_Material_:
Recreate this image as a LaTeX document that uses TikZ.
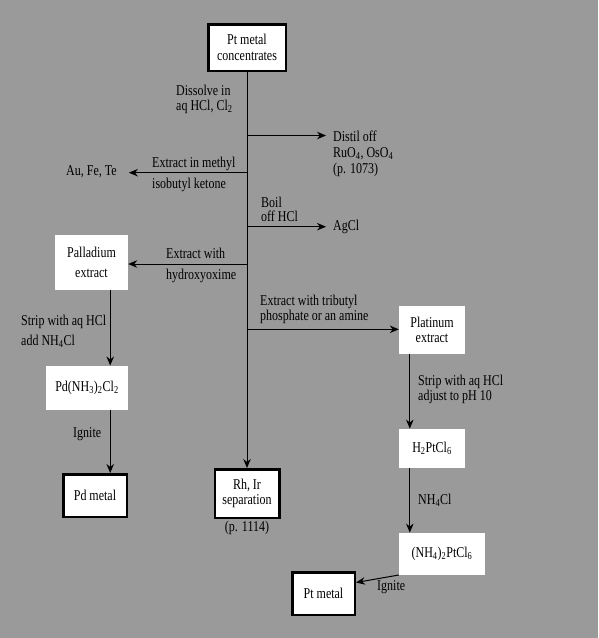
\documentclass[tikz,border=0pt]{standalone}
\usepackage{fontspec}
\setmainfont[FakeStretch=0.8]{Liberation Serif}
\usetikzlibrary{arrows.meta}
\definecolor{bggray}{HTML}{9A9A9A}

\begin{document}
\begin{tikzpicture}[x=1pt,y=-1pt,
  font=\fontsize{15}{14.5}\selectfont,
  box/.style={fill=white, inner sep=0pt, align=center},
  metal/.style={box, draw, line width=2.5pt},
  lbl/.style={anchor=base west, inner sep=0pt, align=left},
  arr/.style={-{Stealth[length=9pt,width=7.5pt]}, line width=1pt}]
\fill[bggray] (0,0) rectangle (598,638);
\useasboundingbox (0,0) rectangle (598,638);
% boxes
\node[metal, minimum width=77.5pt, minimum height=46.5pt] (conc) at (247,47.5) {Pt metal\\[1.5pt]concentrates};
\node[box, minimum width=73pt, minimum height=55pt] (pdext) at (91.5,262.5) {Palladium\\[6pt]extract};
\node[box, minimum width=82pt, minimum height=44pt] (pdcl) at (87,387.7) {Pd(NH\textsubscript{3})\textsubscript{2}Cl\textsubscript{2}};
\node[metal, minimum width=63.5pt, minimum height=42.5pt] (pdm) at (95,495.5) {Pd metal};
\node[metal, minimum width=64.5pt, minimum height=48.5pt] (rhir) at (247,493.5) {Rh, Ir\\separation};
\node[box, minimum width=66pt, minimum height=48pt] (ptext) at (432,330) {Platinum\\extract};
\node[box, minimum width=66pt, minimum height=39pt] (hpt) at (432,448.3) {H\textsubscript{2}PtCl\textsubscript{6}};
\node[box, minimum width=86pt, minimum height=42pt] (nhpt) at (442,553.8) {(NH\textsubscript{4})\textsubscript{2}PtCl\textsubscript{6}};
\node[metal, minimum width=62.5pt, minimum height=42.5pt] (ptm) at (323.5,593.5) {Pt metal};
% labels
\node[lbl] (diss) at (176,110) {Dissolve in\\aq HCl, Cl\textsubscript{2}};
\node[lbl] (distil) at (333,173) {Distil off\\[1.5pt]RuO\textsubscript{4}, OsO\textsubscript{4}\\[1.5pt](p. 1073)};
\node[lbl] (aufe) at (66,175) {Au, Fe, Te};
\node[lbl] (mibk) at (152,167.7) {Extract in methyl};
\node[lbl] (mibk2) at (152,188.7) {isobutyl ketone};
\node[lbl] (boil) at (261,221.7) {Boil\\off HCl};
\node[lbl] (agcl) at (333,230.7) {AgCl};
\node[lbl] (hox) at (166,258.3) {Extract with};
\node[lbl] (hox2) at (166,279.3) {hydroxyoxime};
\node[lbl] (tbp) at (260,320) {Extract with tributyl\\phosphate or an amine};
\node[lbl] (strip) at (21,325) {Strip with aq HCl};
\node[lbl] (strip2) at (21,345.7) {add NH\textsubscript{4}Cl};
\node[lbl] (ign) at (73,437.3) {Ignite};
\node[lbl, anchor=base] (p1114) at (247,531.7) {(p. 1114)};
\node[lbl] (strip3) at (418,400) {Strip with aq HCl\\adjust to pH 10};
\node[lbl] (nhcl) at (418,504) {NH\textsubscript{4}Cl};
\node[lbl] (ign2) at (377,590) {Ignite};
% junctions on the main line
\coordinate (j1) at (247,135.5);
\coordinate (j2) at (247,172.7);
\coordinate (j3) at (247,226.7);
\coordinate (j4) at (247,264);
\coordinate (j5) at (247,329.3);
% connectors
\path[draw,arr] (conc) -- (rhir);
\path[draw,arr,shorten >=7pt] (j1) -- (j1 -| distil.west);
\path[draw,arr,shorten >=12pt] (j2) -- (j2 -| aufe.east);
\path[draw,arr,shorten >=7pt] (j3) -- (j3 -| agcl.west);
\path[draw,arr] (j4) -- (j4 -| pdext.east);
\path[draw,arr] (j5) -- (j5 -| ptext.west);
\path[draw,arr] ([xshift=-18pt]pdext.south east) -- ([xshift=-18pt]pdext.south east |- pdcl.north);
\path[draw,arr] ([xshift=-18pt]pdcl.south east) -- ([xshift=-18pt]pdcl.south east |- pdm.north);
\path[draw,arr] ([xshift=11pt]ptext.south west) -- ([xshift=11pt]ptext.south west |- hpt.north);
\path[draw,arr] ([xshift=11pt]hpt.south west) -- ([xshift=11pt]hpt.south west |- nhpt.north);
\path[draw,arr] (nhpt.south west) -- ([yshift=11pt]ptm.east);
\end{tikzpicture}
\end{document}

_Task objective_:
Return all of the data exactly as written, and drop the pictures.

_Solution to this exercise_:
Recreate this image as a LaTeX document that uses TikZ.
\documentclass[tikz,border=0pt]{standalone}
\usepackage{fontspec}
\setmainfont[FakeStretch=0.8]{Liberation Serif}
\usetikzlibrary{arrows.meta}
\definecolor{bggray}{HTML}{9A9A9A}

\begin{document}
\begin{tikzpicture}[x=1pt,y=-1pt,
  font=\fontsize{15}{14.5}\selectfont,
  box/.style={fill=white, inner sep=0pt, align=center},
  metal/.style={box, draw, line width=2.5pt},
  lbl/.style={anchor=base west, inner sep=0pt, align=left},
  arr/.style={-{Stealth[length=9pt,width=7.5pt]}, line width=1pt}]
\fill[bggray] (0,0) rectangle (598,638);
\useasboundingbox (0,0) rectangle (598,638);
% boxes
\node[metal, minimum width=77.5pt, minimum height=46.5pt] (conc) at (247,47.5) {Pt metal\\[1.5pt]concentrates};
\node[box, minimum width=73pt, minimum height=55pt] (pdext) at (91.5,262.5) {Palladium\\[6pt]extract};
\node[box, minimum width=82pt, minimum height=44pt] (pdcl) at (87,387.7) {Pd(NH\textsubscript{3})\textsubscript{2}Cl\textsubscript{2}};
\node[metal, minimum width=63.5pt, minimum height=42.5pt] (pdm) at (95,495.5) {Pd metal};
\node[metal, minimum width=64.5pt, minimum height=48.5pt] (rhir) at (247,493.5) {Rh, Ir\\separation};
\node[box, minimum width=66pt, minimum height=48pt] (ptext) at (432,330) {Platinum\\extract};
\node[box, minimum width=66pt, minimum height=39pt] (hpt) at (432,448.3) {H\textsubscript{2}PtCl\textsubscript{6}};
\node[box, minimum width=86pt, minimum height=42pt] (nhpt) at (442,553.8) {(NH\textsubscript{4})\textsubscript{2}PtCl\textsubscript{6}};
\node[metal, minimum width=62.5pt, minimum height=42.5pt] (ptm) at (323.5,593.5) {Pt metal};
% labels
\node[lbl] (diss) at (176,110) {Dissolve in\\aq HCl, Cl\textsubscript{2}};
\node[lbl] (distil) at (333,173) {Distil off\\[1.5pt]RuO\textsubscript{4}, OsO\textsubscript{4}\\[1.5pt](p. 1073)};
\node[lbl] (aufe) at (66,175) {Au, Fe, Te};
\node[lbl] (mibk) at (152,167.7) {Extract in methyl};
\node[lbl] (mibk2) at (152,188.7) {isobutyl ketone};
\node[lbl] (boil) at (261,221.7) {Boil\\off HCl};
\node[lbl] (agcl) at (333,230.7) {AgCl};
\node[lbl] (hox) at (166,258.3) {Extract with};
\node[lbl] (hox2) at (166,279.3) {hydroxyoxime};
\node[lbl] (tbp) at (260,320) {Extract with tributyl\\phosphate or an amine};
\node[lbl] (strip) at (21,325) {Strip with aq HCl};
\node[lbl] (strip2) at (21,345.7) {add NH\textsubscript{4}Cl};
\node[lbl] (ign) at (73,437.3) {Ignite};
\node[lbl, anchor=base] (p1114) at (247,531.7) {(p. 1114)};
\node[lbl] (strip3) at (418,400) {Strip with aq HCl\\adjust to pH 10};
\node[lbl] (nhcl) at (418,504) {NH\textsubscript{4}Cl};
\node[lbl] (ign2) at (377,590) {Ignite};
% junctions on the main line
\coordinate (j1) at (247,135.5);
\coordinate (j2) at (247,172.7);
\coordinate (j3) at (247,226.7);
\coordinate (j4) at (247,264);
\coordinate (j5) at (247,329.3);
% connectors
\path[draw,arr] (conc) -- (rhir);
\path[draw,arr,shorten >=7pt] (j1) -- (j1 -| distil.west);
\path[draw,arr,shorten >=12pt] (j2) -- (j2 -| aufe.east);
\path[draw,arr,shorten >=7pt] (j3) -- (j3 -| agcl.west);
\path[draw,arr] (j4) -- (j4 -| pdext.east);
\path[draw,arr] (j5) -- (j5 -| ptext.west);
\path[draw,arr] ([xshift=-18pt]pdext.south east) -- ([xshift=-18pt]pdext.south east |- pdcl.north);
\path[draw,arr] ([xshift=-18pt]pdcl.south east) -- ([xshift=-18pt]pdcl.south east |- pdm.north);
\path[draw,arr] ([xshift=11pt]ptext.south west) -- ([xshift=11pt]ptext.south west |- hpt.north);
\path[draw,arr] ([xshift=11pt]hpt.south west) -- ([xshift=11pt]hpt.south west |- nhpt.north);
\path[draw,arr] (nhpt.south west) -- ([yshift=11pt]ptm.east);
\end{tikzpicture}
\end{document}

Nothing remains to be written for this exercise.